Pengakuan itu membuat suasana Ruang Sidang Cakra Pengadilan Negeri Pariaman mendadak hening pada Selasa (10/6/2025), sebelum pecah oleh tangis histeris ibunda korban.

Sidang kedelapan kasus pembunuhan dan pemerkosaan ini menghadirkan agenda pemeriksaan terdakwa In Dragon.

Dipimpin oleh Ketua Pengadilan Kota Pariaman, Dedi Kuswara, sidang menyajikan drama baru yang sangat berbeda dari narasi awal.

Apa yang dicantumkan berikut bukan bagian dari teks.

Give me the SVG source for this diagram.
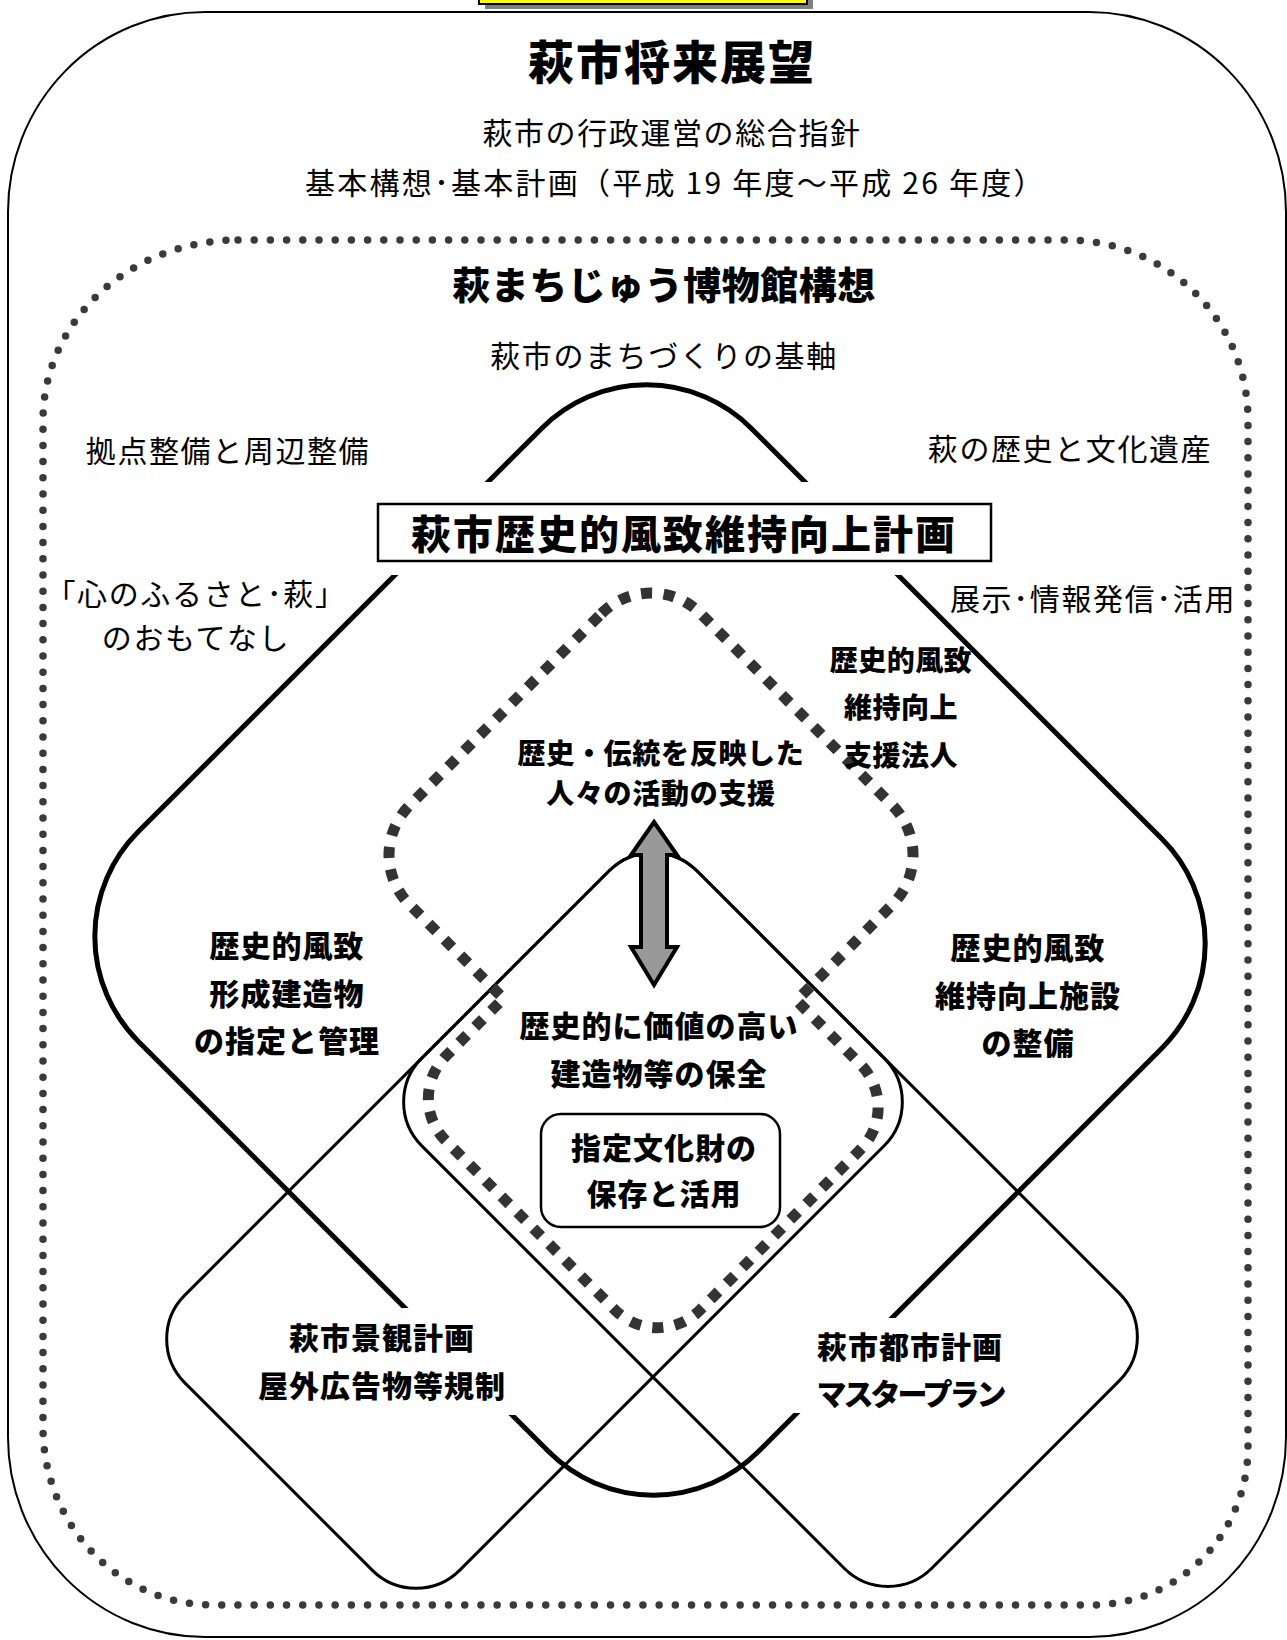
<svg xmlns="http://www.w3.org/2000/svg" width="1287" height="1640" viewBox="0 0 1287 1640">
<defs>
<style>
.r{font-family:"Noto Sans CJK JP","Noto Sans CJK SC",sans-serif;font-size:30px;letter-spacing:1.6px;fill:#000;text-anchor:middle}
.b{font-family:"Noto Sans CJK JP","Noto Sans CJK SC",sans-serif;font-weight:900;font-size:30px;letter-spacing:1px;fill:#000;text-anchor:middle}
.thick{fill:none;stroke:#000;stroke-width:5}
.thin{fill:none;stroke:#000;stroke-width:3}
.mask{fill:#fff}
.dots{fill:none;stroke:#3a3a3a;stroke-width:7.5;stroke-linecap:round;stroke-dasharray:0 16.2}
.sq{fill:none;stroke:#333;stroke-width:11;stroke-dasharray:11 11.5}
</style>
</defs>
<rect width="1287" height="1640" fill="#fff"/>
<g id="tab">
<rect x="485" y="-20" width="328" height="29" fill="#808080"/>
<rect x="479" y="-20" width="328" height="24" fill="#ffff00" stroke="#000" stroke-width="2"/>
</g>
<g id="vision">
<rect x="8" y="12" width="1278" height="1625" rx="197" ry="200" fill="none" stroke="#000" stroke-width="2"/>
<text class="b" x="672" y="79" style="font-size:46px;letter-spacing:2px">萩市将来展望</text>
<text class="r" x="672" y="144">萩市の行政運営の総合指針</text>
<text class="r" x="675" y="194" textLength="740" lengthAdjust="spacing">基本構想･基本計画（平成 19 年度～平成 26 年度）</text>
</g>
<g id="museum">
<path class="dots" d="M238 240 L1067 240 A181 180 0 0 1 1248 420 L1248 1447 A156 158 0 0 1 1092 1605 L213 1605 A170 178 0 0 1 43 1427 L43 420 A195 180 0 0 1 238 240 Z"/>
<text class="b" x="664" y="299" style="font-size:38px;letter-spacing:0.5px">萩まちじゅう博物館構想</text>
<text class="r" x="664" y="367">萩市のまちづくりの基軸</text>
<text class="r" x="228" y="462">拠点整備と周辺整備</text>
<text class="r" x="1070" y="460">萩の歴史と文化遺産</text>
<text class="r" x="196" y="605">「心のふるさと･萩」</text>
<text class="r" x="196" y="649">のおもてなし</text>
<text class="r" x="1093" y="610">展示･情報発信･活用</text>
</g>
<g id="plan">
<rect class="thick" x="685.9" y="-228.4" width="876.8" height="866.9" rx="148" transform="rotate(45)"/>
</g>
<g id="landscape">
<rect class="thin" x="1046.5" y="123" width="388.9" height="724.1" rx="62" transform="rotate(45)"/>
</g>
<g id="cityplan">
<rect class="thin" x="1046.5" y="123" width="721.3" height="389" rx="62" transform="rotate(45)"/>
</g>
<g id="masks">
<rect class="mask" x="374" y="482" width="621" height="93"/>
<rect class="mask" x="250" y="1308" width="270" height="107"/>
<rect class="mask" x="790" y="1318" width="220" height="95"/>
</g>
<g id="plan-title">
<rect x="378" y="504" width="613" height="57" fill="#fff" stroke="#000" stroke-width="2.5"/>
<text class="b" x="684" y="549" style="font-size:40px;letter-spacing:2px">萩市歴史的風致維持向上計画</text>
</g>
<g id="bunkazai">
<rect x="541" y="1114" width="239" height="113" rx="20" fill="#fff" stroke="#000" stroke-width="2.5"/>
<text class="b" x="664" y="1159">指定文化財の</text>
<text class="b" x="664" y="1205">保存と活用</text>
</g>
<g id="activity">
<path class="sq" d="M601.5 613.5 A70 70 0 0 1 700.5 613.5 L892.5 805.5 A70 70 0 0 1 892.5 904.5 L796.5 1000.5 L860.6 1064.6 A60 60 0 0 1 860.6 1149.4 L699.9 1310.1 A60 60 0 0 1 615.1 1310.1 L445.9 1140.9 A60 60 0 0 1 445.9 1056.1 L503.5 998.5 L409.5 904.5 A70 70 0 0 1 409.5 805.5 Z"/>
<text class="b" x="661" y="764" style="font-size:28px;letter-spacing:0.7px">歴史・伝統を反映した</text>
<text class="b" x="661" y="804" style="font-size:28px;letter-spacing:0.7px">人々の活動の支援</text>
</g>
<g id="labels">
<text class="b" x="901" y="671" style="font-size:28px;letter-spacing:0.5px">歴史的風致</text>
<text class="b" x="901" y="718" style="font-size:28px;letter-spacing:0.5px">維持向上</text>
<text class="b" x="901" y="766" style="font-size:28px;letter-spacing:0.5px">支援法人</text>
<text class="b" x="287" y="957">歴史的風致</text>
<text class="b" x="287" y="1005">形成建造物</text>
<text class="b" x="287" y="1052">の指定と管理</text>
<text class="b" x="1028" y="959">歴史的風致</text>
<text class="b" x="1028" y="1007">維持向上施設</text>
<text class="b" x="1028" y="1054">の整備</text>
<text class="b" x="659" y="1037">歴史的に価値の高い</text>
<text class="b" x="659" y="1085">建造物等の保全</text>
<text class="b" x="382" y="1349">萩市景観計画</text>
<text class="b" x="382" y="1397">屋外広告物等規制</text>
<text class="b" x="910" y="1358">萩市都市計画</text>
<text class="b" x="910" y="1405" style="letter-spacing:-3px">マスタープラン</text>
</g>
<g id="connectors">
<polygon points="654,822 677,855 667,855 667,947 677,947 654,985 631,947 641,947 641,855 631,855" fill="#999" stroke="#000" stroke-width="4" stroke-linejoin="miter"/>
</g>
</svg>
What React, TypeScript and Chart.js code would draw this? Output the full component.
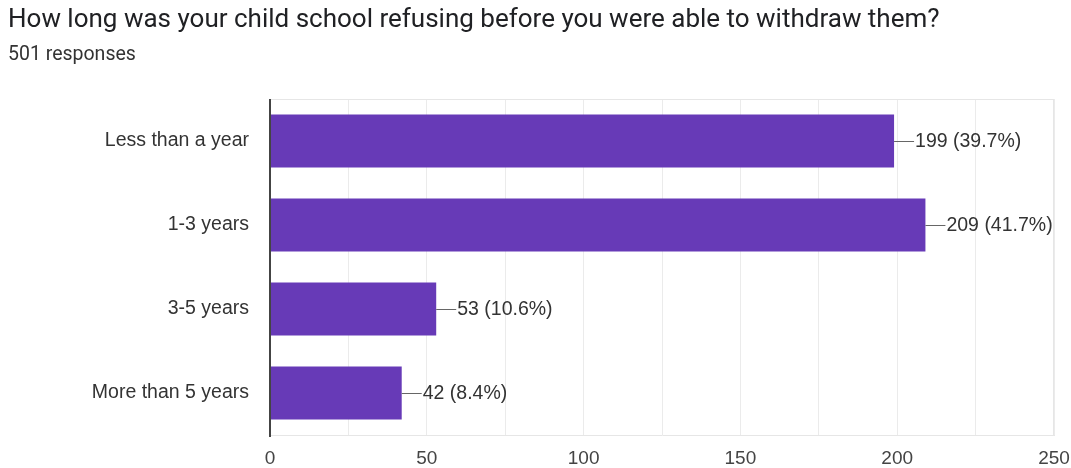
import React, { useEffect, useRef } from "react";
import { Chart, registerables } from "chart.js";
Chart.register(...registerables);

const TITLE = "How long was your child school refusing before you were able to withdraw them?";
const SUBTITLE = "501 responses";
const categories = ["Less than a year", "1-3 years", "3-5 years", "More than 5 years"];
const counts = [199, 209, 53, 42];
const percents = ["39.7%", "41.7%", "10.6%", "8.4%"];
const xTickValues = [0, 50, 100, 150, 200, 250];
const xGridValues = [0, 25, 50, 75, 100, 125, 150, 175, 200, 225, 250];

const FONT = "'Liberation Sans', Arial, sans-serif";
const TFONT = "Roboto, 'Liberation Sans', sans-serif";

const decorPlugin = {
  id: "decor",
  beforeDatasetsDraw(chart: any) {
    const { ctx, chartArea } = chart;
    ctx.save();
    ctx.strokeStyle = "#e6e6e6";
    ctx.lineWidth = 1;
    ctx.beginPath();
    ctx.moveTo(chartArea.left, chartArea.top + 0.5);
    ctx.lineTo(chartArea.right, chartArea.top + 0.5);
    ctx.moveTo(chartArea.right - 0.5, chartArea.top);
    ctx.lineTo(chartArea.right - 0.5, chartArea.bottom);
    ctx.stroke();
    ctx.restore();
  },
  afterDraw(chart: any) {
    const { ctx, chartArea } = chart;
    ctx.save();
    ctx.fillStyle = "#202124";
    ctx.textBaseline = "alphabetic";
    ctx.textAlign = "left";
    ctx.font = `26px ${TFONT}`;
    ctx.fillText(TITLE, 8, 27);
    ctx.fillStyle = "#333";
    ctx.font = `19.5px ${TFONT}`;
    ctx.fillText(SUBTITLE, 8, 60);
    // y axis line
    ctx.strokeStyle = "#444";
    ctx.lineWidth = 2;
    ctx.beginPath();
    ctx.moveTo(chartArea.left, chartArea.top);
    ctx.lineTo(chartArea.left, chartArea.bottom + 2);
    ctx.stroke();
    // value labels
    const meta = chart.getDatasetMeta(0);
    ctx.font = `19.5px ${FONT}`;
    ctx.textBaseline = "middle";
    meta.data.forEach((bar: any, i: number) => {
      const x = bar.x;
      const y = bar.y;
      ctx.strokeStyle = "#666";
      ctx.lineWidth = 1;
      ctx.beginPath();
      ctx.moveTo(x, Math.round(y) + 0.5);
      ctx.lineTo(x + 20, Math.round(y) + 0.5);
      ctx.stroke();
      ctx.fillStyle = "#333";
      ctx.fillText(`${counts[i]} (${percents[i]})`, x + 21, y + 1);
    });
    ctx.restore();
  },
};

export default function App() {
  const ref = useRef<HTMLCanvasElement>(null);
  useEffect(() => {
    if (!ref.current) return;
    const chart = new Chart(ref.current, {
      type: "bar",
      data: {
        labels: categories,
        datasets: [
          {
            data: counts,
            backgroundColor: "#673ab7",
            borderWidth: 0,
            barPercentage: 0.63,
            categoryPercentage: 1,
          },
        ],
      },
      options: {
        indexAxis: "y",
        animation: false,
        responsive: false,
        maintainAspectRatio: false,
        layout: { padding: { top: 99, right: 17, left: 0, bottom: 0 } },
        plugins: { legend: { display: false }, tooltip: { enabled: false }, title: { display: false } },
        scales: {
          x: {
            min: 0,
            max: 250,
            afterFit: (s: any) => {
              s.height = 33;
              s.paddingLeft = 0;
              s.paddingRight = 0;
            },
            afterBuildTicks: (s: any) => {
              s.ticks = xGridValues.map((v) => ({ value: v }));
            },
            ticks: {
              callback: (v: any) => (xTickValues.includes(Number(v)) ? String(v) : ""),
              color: "#444",
              font: { size: 19, family: FONT },
              padding: 12,
              maxRotation: 0,
              autoSkip: false,
            },
            grid: { color: "#ebebeb", drawTicks: false },
            border: { color: "#e6e6e6" },
          },
          y: {
            afterFit: (s: any) => {
              s.width = 270;
              s.paddingTop = 0;
              s.paddingBottom = 0;
            },
            ticks: { color: "#333", font: { size: 19.5, family: FONT }, padding: 21 },
            grid: { display: false, drawTicks: false },
            border: { display: false },
          },
        },
      },
      plugins: [decorPlugin],
    });
    return () => chart.destroy();
  }, []);
  return (
    <canvas
      ref={ref}
      width={1071}
      height={468}
      style={{ position: "fixed", left: 0, top: 0, width: 1071, height: 468, background: "#fff" }}
    />
  );
}
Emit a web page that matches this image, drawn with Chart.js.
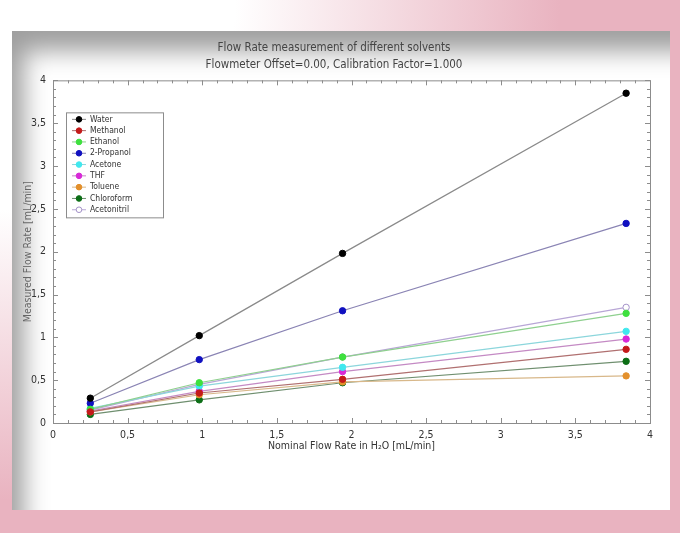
<!DOCTYPE html>
<html>
<head>
<meta charset="utf-8">
<script src="https://cdn.jsdelivr.net/npm/chart.js@4.4.0/dist/chart.umd.min.js"></script>
<style>
  html, body { margin: 0; padding: 0; }
  body {
    width: 680px; height: 533px; overflow: hidden; position: relative;
    background: radial-gradient(ellipse 560px 500px at 0 0, #ffffff 42%, #e9b3c0 100%);
    background-color: #e8b1be;
  }
  #panel {
    position: absolute; left: 12px; top: 31px; width: 658px; height: 479px;
    background: #fff;
    box-shadow: inset 22px 30px 24px -10px rgba(0,0,0,0.38);
  }
  #wrap { position: absolute; left: 0; top: 0; width: 680px; height: 533px; }
</style>
</head>
<body>
<div id="panel"></div>
<div id="wrap"><canvas id="myChart"></canvas></div>
<script>
// nominal flow rates (x)
var nominal = [0.25, 0.98, 1.94, 3.84];

var water      = [0.29, 1.02, 1.98, 3.85];
var methanol   = [0.13, 0.35, 0.51, 0.86];
var ethanol    = [0.16, 0.47, 0.77, 1.28];
var propanol   = [0.23, 0.74, 1.31, 2.33];
var acetone    = [0.17, 0.43, 0.65, 1.07];
var thf        = [0.14, 0.37, 0.60, 0.98];
var toluene    = [0.13, 0.33, 0.48, 0.55];
var chloroform = [0.10, 0.27, 0.47, 0.72];
var acetonitril = [0.15, 0.45, 0.77, 1.35];

var names = ["Water", "Methanol", "Ethanol", "2-Propanol", "Acetone", "THF", "Toluene", "Chloroform", "Acetonitril"];
var values = [water, methanol, ethanol, propanol, acetone, thf, toluene, chloroform, acetonitril];
var dotColors = ["#000000", "#c41a1a", "#3ee03e", "#1010c0", "#40e8ee", "#d82ad8", "#e3902c", "#0c6e16", "#ffffff"];
var lineColors = ["#8a8a8a", "#b07070", "#8fd08f", "#8a84b4", "#8cd6dc", "#c48ac4", "#d8b88a", "#6f8f6f", "#b8a6d6"];

var xTicks = [0, 0.5, 1, 1.5, 2, 2.5, 3, 3.5, 4];
var yTicks = [0, 0.5, 1, 1.5, 2, 2.5, 3, 3.5, 4];

var datasets = [];
for (var i = 0; i < names.length; i++) {
  var pts = [];
  for (var j = 0; j < nominal.length; j++) pts.push({x: nominal[j], y: values[i][j]});
  datasets.push({
    label: names[i],
    data: pts,
    borderColor: lineColors[i],
    borderWidth: 1.2,
    pointBackgroundColor: dotColors[i],
    pointBorderColor: i == 8 ? "#a493c8" : dotColors[i],
    pointBorderWidth: 1,
    pointRadius: 3.2,
    fill: false,
    tension: 0
  });
}

function comma(v) { return String(v).replace(".", ","); }

var fontFam = "'Liberation Sans Narrow', 'DejaVu Sans Condensed', 'Liberation Sans', sans-serif";

// box, inward ticks and legend inside the plot
var framePlugin = {
  id: "frame",
  afterDatasetsDraw: function(chart) {
    var ctx = chart.ctx, a = chart.chartArea;
    var xs = chart.scales.x, ys = chart.scales.y;
    ctx.save();
    ctx.strokeStyle = "#8c8c8c";
    ctx.lineWidth = 1;
    ctx.strokeRect(a.left + 0.5, a.top + 0.5, a.right - a.left, a.bottom - a.top);
    ctx.beginPath();
    for (var k = 0; k <= 40; k++) {
      var v = k / 10;
      var len = (k % 5 == 0) ? 5 : 3;
      var px = Math.round(xs.getPixelForValue(v)) + 0.5;
      ctx.moveTo(px, a.bottom); ctx.lineTo(px, a.bottom - len);
      ctx.moveTo(px, a.top); ctx.lineTo(px, a.top + len);
      var py = Math.round(ys.getPixelForValue(v)) + 0.5;
      ctx.moveTo(a.left, py); ctx.lineTo(a.left + len, py);
      ctx.moveTo(a.right, py); ctx.lineTo(a.right - len, py);
    }
    ctx.stroke();

    // legend
    var lx = a.left + 13, ly = a.top + 32, lw = 97, lh = 105;
    ctx.fillStyle = "#fff";
    ctx.fillRect(lx, ly, lw, lh);
    ctx.strokeStyle = "#8c8c8c";
    ctx.strokeRect(lx + 0.5, ly + 0.5, lw, lh);
    ctx.font = "8.5px " + fontFam;
    ctx.textBaseline = "middle";
    for (var i = 0; i < chart.data.datasets.length; i++) {
      var ds = chart.data.datasets[i];
      var cy = ly + 7 + i * 11.3;
      ctx.strokeStyle = ds.borderColor;
      ctx.beginPath();
      ctx.moveTo(lx + 6, cy); ctx.lineTo(lx + 20, cy);
      ctx.stroke();
      ctx.beginPath();
      ctx.arc(lx + 13, cy, 2.8, 0, Math.PI * 2);
      ctx.fillStyle = ds.pointBackgroundColor;
      ctx.fill();
      ctx.strokeStyle = ds.pointBorderColor;
      ctx.stroke();
      ctx.fillStyle = "#333";
      ctx.fillText(ds.label, lx + 24, cy);
    }
    ctx.restore();
  }
};

new Chart("myChart", {
  type: "line",
  data: { datasets: datasets },
  plugins: [framePlugin],
  options: {
    responsive: true,
    maintainAspectRatio: false,
    animation: false,
    layout: { padding: { left: 18, right: 30, top: 40, bottom: 80 } },
    plugins: {
      legend: { display: false },
      tooltip: { enabled: false },
      title: {
        display: true,
        text: ["Flow Rate measurement of different solvents", "Flowmeter Offset=0.00, Calibration Factor=1.000"],
        color: "#444",
        font: { family: fontFam, size: 11.5, weight: "normal", lineHeight: 1.45 },
        padding: { top: 0, bottom: 7 }
      }
    },
    scales: {
      x: {
        type: "linear",
        min: 0, max: 4,
        afterFit: function(s) { s.height = 30; },
        afterBuildTicks: function(s) { s.ticks = xTicks.map(function(v) { return {value: v}; }); },
        ticks: { callback: function(v) { return comma(v); }, color: "#333", padding: 6,
                 font: { family: fontFam, size: 10.5 } },
        grid: { display: false, drawTicks: false, tickLength: 0 },
        border: { display: false },
        title: { display: true, text: "Nominal Flow Rate in H\u2082O [mL/min]", color: "#333", padding: { top: 0, bottom: 0 },
                 font: { family: fontFam, size: 10.5 } }
      },
      y: {
        type: "linear",
        min: 0, max: 4,
        afterFit: function(s) { s.width = 35; },
        afterBuildTicks: function(s) { s.ticks = yTicks.map(function(v) { return {value: v}; }); },
        ticks: { callback: function(v) { return comma(v); }, color: "#333", padding: 7,
                 font: { family: fontFam, size: 10.5 } },
        grid: { display: false, drawTicks: false, tickLength: 0 },
        border: { display: false },
        title: { display: true, text: "Measured Flow Rate [mL/min]", color: "#666", padding: { top: 4, bottom: 0 },
                 font: { family: fontFam, size: 10.5 } }
      }
    }
  }
});
</script>
</body>
</html>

In Dragon tampil lebih segar dengan potongan rambut Mohawk dan tanpa lebam di wajah, sangat kontras dengan penampilannya sembilan bulan lalu saat pertama kali diamankan dan duduk di kursi pesakitan.

Mengenakan baju tahanan biru dan didampingi empat penasihat hukum, ia mulai menyampaikan kesaksian yang mengejutkan, bertolak belakang dengan isi Berita Acara Pemeriksaan (BAP) yang sebelumnya dibuat di kepolisian.

Publik dikejutkan saat In Dragon mengaku telah enam kali bertemu dengan korban, Nia Kurnia Sari (NKS), sebelum tragedi pemerkosaan dan pembunuhan terjadi.

"Awal pertemuan saya dengan korban, di Simpang Sikumbang, kala itu saya membeli gorengan korban," ujarnya lirih di hadapan majelis hakim.

Kesaksian itu seolah meruntuhkan seluruh isi BAP dan narasi resmi kepolisian yang menyebut keduanya tidak saling mengenal, serta hanya bertemu beberapa kali tanpa komunikasi yang mendalam.

Lebih jauh, In Dragon mengaku sejak pertemuan pertama, ia telah menjalin komunikasi dengan NKS dan bahkan menitipkan sabu seberat 1,5 kilogram kepadanya.

Jumlah sabu yang fantastis ini langsung memicu kecurigaan majelis hakim, yang mempertanyakan alasan terdakwa menitipkan barang haram tersebut kepada korban.

"Soalnya kalau saya titipkan pada teman atau kenalan, barang tersebut sering mereka pakai tapi tidak mereka bayar. Jadi lebih aman saya titipkan pada korban," jawab In Dragon dengan suara pelan, hampir tak terdengar melalui pengeras suara.

Komunikasi antara keduanya ternyata cukup intens. In Dragon bahkan mengiming-imingi korban uang sebesar Rp7 juta jika bersedia menyimpan sabu itu, uang yang disebut-sebut akan digunakan NKS untuk melanjutkan pendidikan ke perguruan tinggi.

Awal Mula Konflik: Sabu Hilang, Kecurigaan Muncul

Konflik mulai muncul pada pertemuan berikutnya. Korban mengaku sabu yang dititipkan telah hilang dari tempat persembunyiannya di dekat pohon pisang di belakang rumah.

"Pernyataan korban, barang itu hilang dari tempat ia menyembunyikannya, di dekat pohon pisang di belakang rumahnya," ujar In Dragon, yang mengaku sempat mengonsumsi sabu itu seminggu sebelum membunuh NKS pada September 2024.

Pernyataan ini langsung dibantah oleh Jaksa Penuntut Umum (JPU), yang mengingatkan In Dragon pada isi BAP.

Dalam BAP tersebut, terdakwa mengaku tidak mengetahui di mana rumah korban hingga hari ia melakukan pembunuhan dan pemerkosaan.

JPU menegaskan bahwa BAP dibuat dengan prosedur sah, dalam kondisi sadar, didampingi penasihat hukum, serta dilengkapi tanda tangan, paraf, dan sidik jari terdakwa.

Sejumlah saksi yang dihadirkan JPU juga memperkuat BAP awal, menyatakan bahwa keduanya memang tidak saling mengenal.

Bahkan sebelum kejadian, In Dragon sempat menanyakan alamat rumah korban kepada beberapa saksi.

Bantahan keras juga datang dari ibu korban, Eli Marlina, yang bersumpah bahwa tidak ada pohon pisang di belakang rumahnya.